Written exercise:
Beginning with the first line, set down every line through the one containing "offsets = (np.arange(len(series)) - 1.5) * w", exactly as it appears, but not the pictures.

======== Provided data ========

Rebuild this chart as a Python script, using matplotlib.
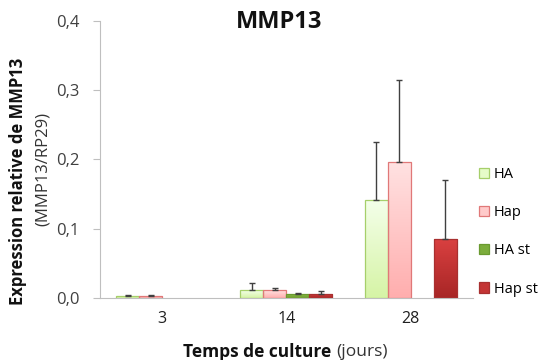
import matplotlib
matplotlib.use("Agg")
import matplotlib.pyplot as plt
import numpy as np
from matplotlib.colors import LinearSegmentedColormap
from matplotlib.patches import Patch

plt.rcParams['font.family'] = ['Open Sans', 'DejaVu Sans']

days = ["3", "14", "28"]
series = ["HA", "Hap", "HA st", "Hap st"]
values = {
    "HA":     [0.003, 0.0115, 0.1415],
    "Hap":    [0.003, 0.0115, 0.197],
    "HA st":  [np.nan, 0.0065, np.nan],
    "Hap st": [np.nan, 0.0065, 0.085],
}
errors = {
    "HA":     [0.001, 0.010, 0.084],
    "Hap":    [0.001, 0.003, 0.117],
    "HA st":  [np.nan, 0.0015, np.nan],
    "Hap st": [np.nan, 0.004, 0.085],
}
yticks = [0.0, 0.1, 0.2, 0.3, 0.4]

styles = {
    "HA":     dict(top="#f4ffea", bot="#d6f4a6", edge="#a6cf6a", legend="#e6fcc8"),
    "Hap":    dict(top="#ffe2e2", bot="#ffaeae", edge="#e07878", legend="#ffcaca"),
    "HA st":  dict(top="#8fc04a", bot="#6f9f30", edge="#6a9a30", legend="#7cad3c"),
    "Hap st": dict(top="#d94040", bot="#a82626", edge="#a83030", legend="#c43535"),
}

fig = plt.figure(figsize=(5.39, 3.6), dpi=100)
ax = fig.add_axes([0.1855, 0.172, 0.692, 0.770])

x = np.arange(len(days))
w = 0.185
offsets = (np.arange(len(series)) - 1.5) * w

for i, s in enumerate(series):
    st = styles[s]
    vals = np.array(values[s], dtype=float)
    errs = np.array(errors[s], dtype=float)
    bars = ax.bar(x + offsets[i], np.nan_to_num(vals), w, color=st["legend"],
                  edgecolor=st["edge"], linewidth=0.9, zorder=2)
    cmap = LinearSegmentedColormap.from_list(s, [st["bot"], st["top"]])
    grad = np.linspace(0, 1, 64).reshape(-1, 1)
    for b, v in zip(bars, vals):
        if np.isnan(v):
            b.set_visible(False)
            continue
        x0, y0 = b.get_x(), b.get_y()
        im = ax.imshow(grad, cmap=cmap, aspect='auto', origin='lower',
                       extent=[x0, x0 + b.get_width(), y0, y0 + b.get_height()],
                       zorder=2.5, interpolation='bilinear')
        im.set_clip_path(b)
        b.set_facecolor('none')
        b.set_zorder(3)
    mask = ~np.isnan(vals)
    ax.errorbar((x + offsets[i])[mask], vals[mask],
                yerr=[np.zeros(mask.sum()), errs[mask]],
                fmt='none', ecolor='#404040', elinewidth=1.0, capsize=2.2,
                capthick=1.0, zorder=4)

ax.set_xlim(-0.5, len(days) - 0.5)
ax.set_ylim(0, 0.4)
ax.set_yticks(yticks)
ax.set_yticklabels([f"{t:.1f}".replace('.', ',') for t in yticks], fontsize=12, color='#404040')
ax.set_xticks(x)
ax.set_xticklabels(days, fontsize=11.5, color='#202020')
ax.tick_params(axis='x', length=0, pad=9)
ax.tick_params(axis='y', length=5, color='#bfbfbf', width=0.8, pad=10)
for sp in ['top', 'right']:
    ax.spines[sp].set_visible(False)
for sp in ['left', 'bottom']:
    ax.spines[sp].set_color('#bfbfbf')
    ax.spines[sp].set_linewidth(0.8)

# title
fig.text(0.518, 0.939, "MMP13", ha='center', va='center', fontsize=17, fontweight='bold', color='#111111')

# y label
fig.text(0.034, 0.495, "Expression relative de MMP13", rotation=90, ha='center', va='center',
         fontsize=12, fontweight='bold', color='#111111')
fig.text(0.079, 0.53, "(MMP13/RP29)", rotation=90, ha='center', va='center',
         fontsize=12, color='#333333')

# x label
fig.text(0.623, 0.022, "Temps de culture ", ha='right', va='center', fontsize=12.5,
         fontweight='bold', color='#111111')
fig.text(0.623, 0.022, "(jours)", ha='left', va='center', fontsize=12.5, color='#333333')

handles = [Patch(facecolor=styles[s]["legend"], edgecolor=styles[s]["edge"], linewidth=0.9)
           for s in series]
fig.legend(handles, series, loc='upper left', bbox_to_anchor=(0.888, 0.535),
           frameon=False, fontsize=10.5, handlelength=0.7, handleheight=0.7,
           handletextpad=0.35, labelspacing=1.58, borderpad=0, borderaxespad=0)

fig.savefig("out.png", dpi=100)
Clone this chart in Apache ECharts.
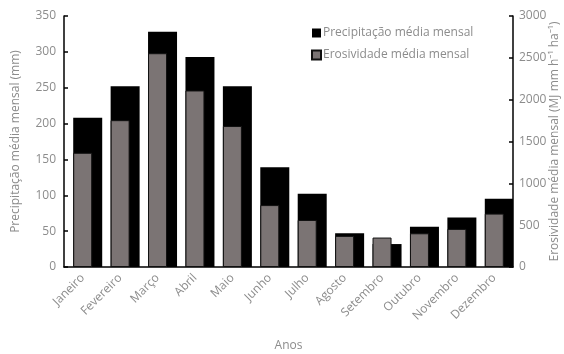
<!DOCTYPE html>
<html>
<head>
<meta charset="utf-8">
<script src="https://cdn.jsdelivr.net/npm/echarts@6/dist/echarts.min.js"></script>
<style>
  html, body { margin: 0; padding: 0; background: #fff; }
  #chart { width: 564px; height: 354px; }
</style>
</head>
<body>
<div id="chart"></div>
<script>
// Monthly categories and series values
const months = ['Janeiro', 'Fevereiro', 'Março', 'Abril', 'Maio', 'Junho', 'Julho', 'Agosto', 'Setembro', 'Outubro', 'Novembro', 'Dezembro'];
const precipitacao = [208, 252, 328, 293, 252, 139, 102, 47, 32, 56, 69, 95];
const erosividade = [1365, 1755, 2555, 2110, 1685, 740, 562, 372, 352, 403, 455, 638];

const leftTicks = { min: 0, max: 350, interval: 50 };
const rightTicks = { min: 0, max: 3000, interval: 500 };

const font = '"Open Sans", "Noto Sans", sans-serif';
const textGrey = '#8c8c8c';

const chart = echarts.init(document.getElementById('chart'), null, { renderer: 'canvas' });

chart.setOption({
  animation: false,
  backgroundColor: '#ffffff',
  textStyle: { fontFamily: font },
  grid: { left: 64, right: 51, top: 16, bottom: 87, containLabel: false, outerBoundsMode: 'none' },
  legend: {
    orient: 'vertical',
    left: 306,
    top: 22,
    itemWidth: 9,
    itemHeight: 9,
    itemGap: 10,
    icon: 'rect',
    textStyle: { color: textGrey, fontSize: 12, fontFamily: font, padding: [0, 0, 0, -3] },
    data: ['Precipitação média mensal', 'Erosividade média mensal']
  },
  xAxis: {
    type: 'category',
    data: months,
    name: 'Anos',
    nameLocation: 'middle',
    nameGap: 73,
    nameTextStyle: { color: textGrey, fontSize: 12 },
    axisLine: { show: true, lineStyle: { color: '#000', width: 1.5 } },
    axisTick: { show: false },
    axisLabel: { rotate: 45, color: textGrey, fontSize: 12, margin: 9, interval: 0 }
  },
  yAxis: [
    {
      type: 'value',
      min: leftTicks.min, max: leftTicks.max, interval: leftTicks.interval,
      name: 'Precipitação média mensal (mm)',
      nameLocation: 'middle',
      nameRotate: 90,
      nameGap: 42,
      nameMoveOverlap: false,
      nameTextStyle: { color: textGrey, fontSize: 12 },
      axisLine: { show: true, lineStyle: { color: '#000', width: 1.5 } },
      axisTick: { show: true, inside: true, length: 4, lineStyle: { color: '#000', width: 1.5 } },
      axisLabel: { color: textGrey, fontSize: 12, margin: 8 },
      splitLine: { show: false }
    },
    {
      type: 'value',
      position: 'right',
      min: rightTicks.min, max: rightTicks.max, interval: rightTicks.interval,
      name: 'Erosividade média mensal (MJ mm h⁻¹ ha⁻¹)',
      nameLocation: 'middle',
      nameRotate: 90,
      nameGap: 36,
      nameMoveOverlap: false,
      nameTextStyle: { color: textGrey, fontSize: 12 },
      axisLine: { show: true, lineStyle: { color: '#000', width: 1.5 } },
      axisTick: { show: true, inside: true, length: 4, lineStyle: { color: '#000', width: 1.5 } },
      axisLabel: { color: textGrey, fontSize: 12, margin: 6, formatter: v => String(v) },
      splitLine: { show: false }
    }
  ],
  series: [
    {
      name: 'Precipitação média mensal',
      type: 'bar',
      yAxisIndex: 0,
      data: precipitacao,
      barWidth: 29,
      barGap: '-100%',
      itemStyle: { color: '#000000' },
      z: 2
    },
    {
      name: 'Erosividade média mensal',
      type: 'bar',
      yAxisIndex: 1,
      data: erosividade,
      barWidth: 19,
      barGap: '-100%',
      itemStyle: { color: '#7b7474', borderColor: '#111', borderWidth: 1 },
      z: 3
    }
  ]
});
</script>
</body>
</html>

========

Solved problem:
Rebuild this chart as a Python script, using matplotlib.
import matplotlib
matplotlib.use("Agg")
import matplotlib.pyplot as plt
import numpy as np
from matplotlib.colors import LinearSegmentedColormap
from matplotlib.patches import Patch

plt.rcParams['font.family'] = ['Open Sans', 'DejaVu Sans']

days = ["3", "14", "28"]
series = ["HA", "Hap", "HA st", "Hap st"]
values = {
    "HA":     [0.003, 0.0115, 0.1415],
    "Hap":    [0.003, 0.0115, 0.197],
    "HA st":  [np.nan, 0.0065, np.nan],
    "Hap st": [np.nan, 0.0065, 0.085],
}
errors = {
    "HA":     [0.001, 0.010, 0.084],
    "Hap":    [0.001, 0.003, 0.117],
    "HA st":  [np.nan, 0.0015, np.nan],
    "Hap st": [np.nan, 0.004, 0.085],
}
yticks = [0.0, 0.1, 0.2, 0.3, 0.4]

styles = {
    "HA":     dict(top="#f4ffea", bot="#d6f4a6", edge="#a6cf6a", legend="#e6fcc8"),
    "Hap":    dict(top="#ffe2e2", bot="#ffaeae", edge="#e07878", legend="#ffcaca"),
    "HA st":  dict(top="#8fc04a", bot="#6f9f30", edge="#6a9a30", legend="#7cad3c"),
    "Hap st": dict(top="#d94040", bot="#a82626", edge="#a83030", legend="#c43535"),
}

fig = plt.figure(figsize=(5.39, 3.6), dpi=100)
ax = fig.add_axes([0.1855, 0.172, 0.692, 0.770])

x = np.arange(len(days))
w = 0.185
offsets = (np.arange(len(series)) - 1.5) * w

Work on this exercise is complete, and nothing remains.